Researchers' recent observations of a stellar-mass black hole called Cygnus X-1 reveal new details about the configuration of extremely hot matter in the region immediately surrounding the black hole.
Matter is heated to millions of degrees as it is pulled toward a black hole. This hot matter glows in X-rays. Researchers are using measurements of the polarization of these X-rays to test and refine models that describe how black holes swallow matter, becoming some of the most luminous sources of light -- including X-rays -- in the universe.
The new measurements from Cygnus X-1, published online by the journal Science on Thursday, Nov. 3, represent the first observations of a mass-accreting black hole from the Imaging X-Ray Polarimetry Explorer (IXPE) mission, an international collaboration between NASA and the Italian Space Agency (ASI). Cygnus X-1 is one of the brightest X-ray sources in our galaxy, consisting of a 21 solar mass black hole in orbit with a 41 solar mass companion star.
"Previous X-ray observations of black holes only measured the arrival direction, arrival time and energy of the X-rays from hot plasma spiraling toward the black holes," said lead author Henric Krawczynski, the Wayman Crow Professor of Physics in Arts & Sciences at Washington University in St. Louis and a faculty fellow in the university's McDonnell Center for the Space Sciences. "IXPE also measures their linear polarization, which carries information about how the X-rays were emitted -- and if, and where, they scatter off material close to the black hole."
No light, not even light from X-rays, can escape from inside the event horizon of a black hole. The X-rays detected with IXPE are emitted by the hot matter, or plasma, in a 2,000-km diameter region surrounding the 60-km diameter event horizon of the black hole.
Combining the IXPE data with concurrent observations from NASA's NICER and NuSTAR X-ray observatories in May and June 2022 allowed the authors to constrain the geometry -- i.e., shape and location -- of the plasma.
The researchers found that the plasma extends perpendicular to a two-sided, pencil-shaped plasma outflow, or jet, imaged in earlier radio observations.

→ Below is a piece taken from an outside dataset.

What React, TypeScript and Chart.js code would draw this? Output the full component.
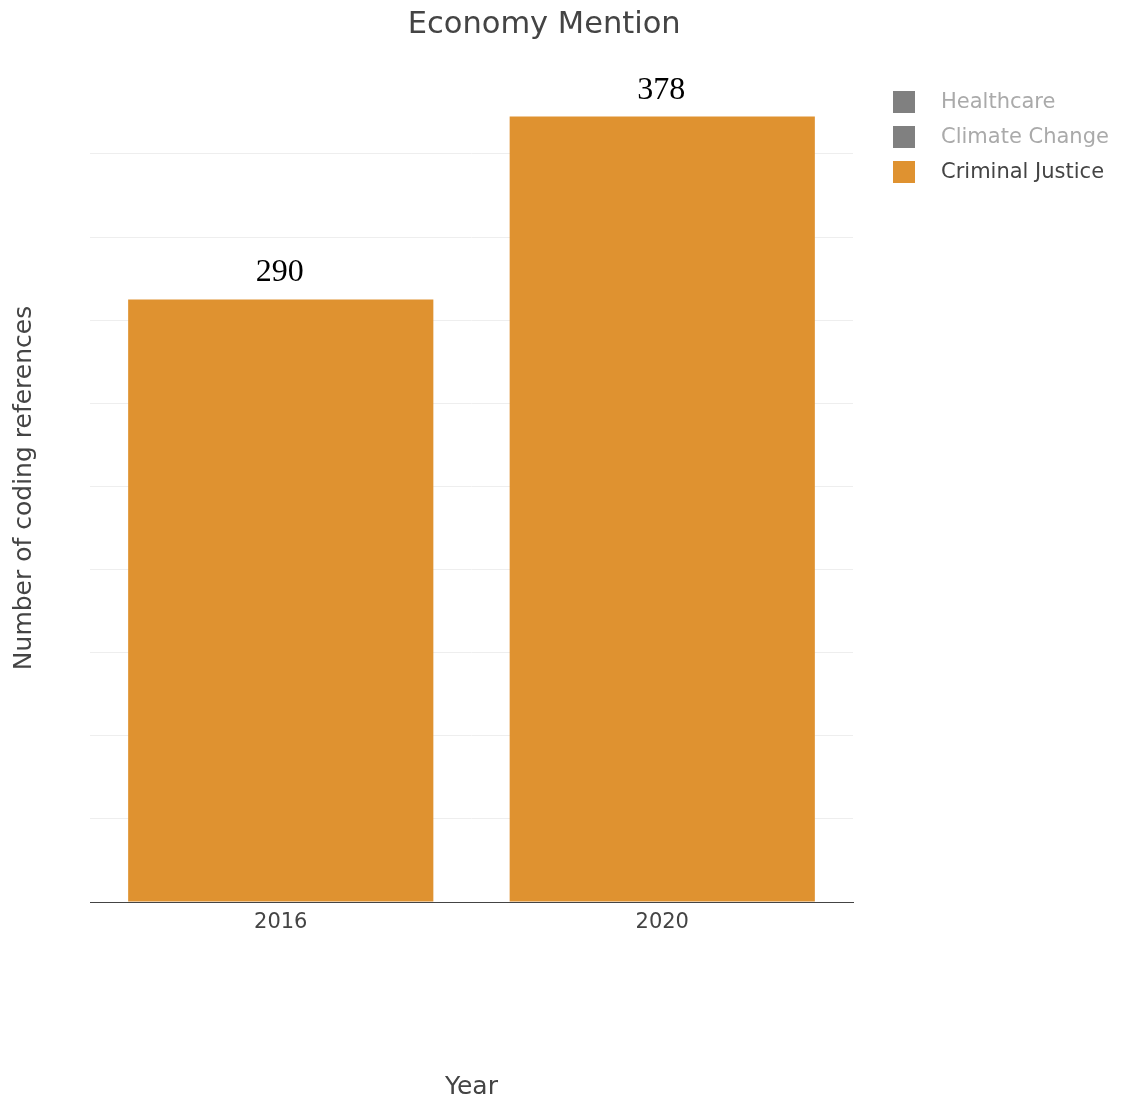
import React, { useEffect, useRef } from "react";
import { Chart, registerables } from "chart.js";

Chart.register(...registerables);

const years = ["2016", "2020"];
const criminalJustice = [290, 378];
const healthcare: number[] = [];
const climateChange: number[] = [];
const seriesNames = ["Healthcare", "Climate Change", "Criminal Justice"];
const yGridValues = [0, 40, 80, 120, 160, 200, 240, 280, 320, 360];
const titleText = "Economy Mention";
const yTitle = "Number of coding references";
const xTitle = "Year";

const ORANGE = "#DF9230";
const HIDDEN_BOX = "#808080";
const FONT = '"DejaVu Sans", Verdana, sans-serif';

const overlayPlugin = {
  id: "overlay",
  afterDatasetsDraw(chart: any) {
    const ctx = chart.ctx;
    const area = chart.chartArea;
    ctx.save();
    // data labels
    chart.data.datasets.forEach((ds: any, i: number) => {
      if (!chart.isDatasetVisible(i)) return;
      const meta = chart.getDatasetMeta(i);
      meta.data.forEach((bar: any, j: number) => {
        ctx.font = '32px "Liberation Serif", "Times New Roman", serif';
        ctx.fillStyle = "#000";
        ctx.textAlign = "center";
        ctx.textBaseline = "alphabetic";
        ctx.fillText(String(ds.data[j]), bar.x - 1, bar.y - 18);
      });
    });
    // title
    ctx.font = `30.5px ${FONT}`;
    ctx.fillStyle = "#444";
    ctx.textAlign = "center";
    ctx.textBaseline = "middle";
    ctx.fillText(titleText, chart.width * 0.482, 25);
    // legend
    chart.data.datasets.forEach((ds: any, i: number) => {
      const visible = chart.isDatasetVisible(i);
      const bx = area.right + 40;
      const cy = area.top + 28 + i * 35;
      ctx.fillStyle = visible ? ds.backgroundColor : HIDDEN_BOX;
      ctx.fillRect(bx, cy - 11, 22, 22);
      ctx.font = `21px ${FONT}`;
      ctx.fillStyle = visible ? "#444" : "#aaaaaa";
      ctx.textAlign = "left";
      ctx.textBaseline = "middle";
      ctx.fillText(ds.label, bx + 48, cy + 1);
    });
    ctx.restore();
  },
};

export default function App() {
  const ref = useRef<HTMLCanvasElement | null>(null);
  useEffect(() => {
    document.body.style.margin = "0";
    document.body.style.overflow = "hidden";
    if (!ref.current) return;
    const chart = new Chart(ref.current, {
      type: "bar",
      data: {
        labels: years,
        datasets: [
          { label: seriesNames[0], data: healthcare, backgroundColor: HIDDEN_BOX, hidden: true },
          { label: seriesNames[1], data: climateChange, backgroundColor: HIDDEN_BOX, hidden: true },
          { label: seriesNames[2], data: criminalJustice, backgroundColor: ORANGE },
        ],
      },
      options: {
        animation: false,
        responsive: false,
        maintainAspectRatio: false,
        layout: { padding: { left: 0, right: 276, top: 74, bottom: 0 } },
        datasets: { bar: { grouped: false, barPercentage: 0.8, categoryPercentage: 1 } },
        plugins: {
          legend: { display: false },
          title: { display: false },
          tooltip: { enabled: false },
        },
        scales: {
          x: {
            grid: { display: false, drawTicks: false },
            border: { display: true, color: "#444", width: 1 },
            ticks: { color: "#444", font: { family: FONT, size: 21 }, padding: 8 },
            title: {
              display: true,
              text: xTitle,
              color: "#444",
              font: { family: FONT, size: 25 },
              padding: { top: 0, bottom: 3 },
            },
            afterFit(scale: any) {
              scale.height = 203;
            },
          },
          y: {
            min: 0,
            max: 398.5,
            grid: { color: "#eeeeee", lineWidth: 1, drawTicks: false },
            border: { display: false },
            ticks: { display: false },
            afterBuildTicks(scale: any) {
              scale.ticks = yGridValues.map((v) => ({ value: v }));
            },
            title: {
              display: true,
              text: yTitle,
              color: "#444",
              font: { family: FONT, size: 25 },
              padding: { top: 9, bottom: 0 },
            },
            afterFit(scale: any) {
              scale.width = 90;
            },
          },
        },
      },
      plugins: [overlayPlugin],
    });
    return () => chart.destroy();
  }, []);
  return (
    <div style={{ width: 1129, height: 1105 }}>
      <canvas ref={ref} width={1129} height={1105} style={{ display: "block" }} />
    </div>
  );
}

The alignment of the direction of the X-ray polarization and the jet lends strong support to the hypothesis that the processes in the X-ray bright region close to the black hole play a crucial role in launching the jet.
The observations match models predicting that the corona of hot plasma either sandwiches the disk of matter spiraling toward the black hole or replaces the inner portion of that disk. The new polarization data rule out models in which the black hole's corona is a narrow plasma column or cone along the jet axis.
The scientists noted that a better understanding of the geometry of the plasma around a black hole can reveal much about the inner workings of black holes and how they accrete mass.
"These new insights will enable improved X-ray studies of how gravity curves space and time close to black holes," Krawczynski said.
Related to the Cygnus X-1 black hole specifically, "IXPE observations reveal that the accretion flow is seen more edge-on than previously thought," explained co-author Michal Dovčiak at the Astronomical Institute of the Czech Academy of Sciences.
"This may be a signature of a misalignment of the equatorial plane of the black hole and the orbital plane of the binary," or the paired duo of the black hole and its companion star, clarified co-author Alexandra Veledina from the University of Turku. "The system may have acquired that misalignment when the black hole progenitor star exploded."
"The IXPE mission uses X-ray mirrors fabricated at NASA's Marshall Space Flight Center and focal plane instrumentation provided by a collaboration of ASI, the National Institute for Astrophysics (INAF) and the National Institute for Nuclear Physics," said co-author Fabio Muleri of INAF-IAPS. "Beyond Cygnus X-1, IXPE is being used to study a wide range of extreme X-ray sources, including mass accreting neutron stars, pulsars and pulsar wind nebulae, supernova remnants, our galactic center and active galactic nuclei. We've found a lot of surprises, and we're having a lot of fun."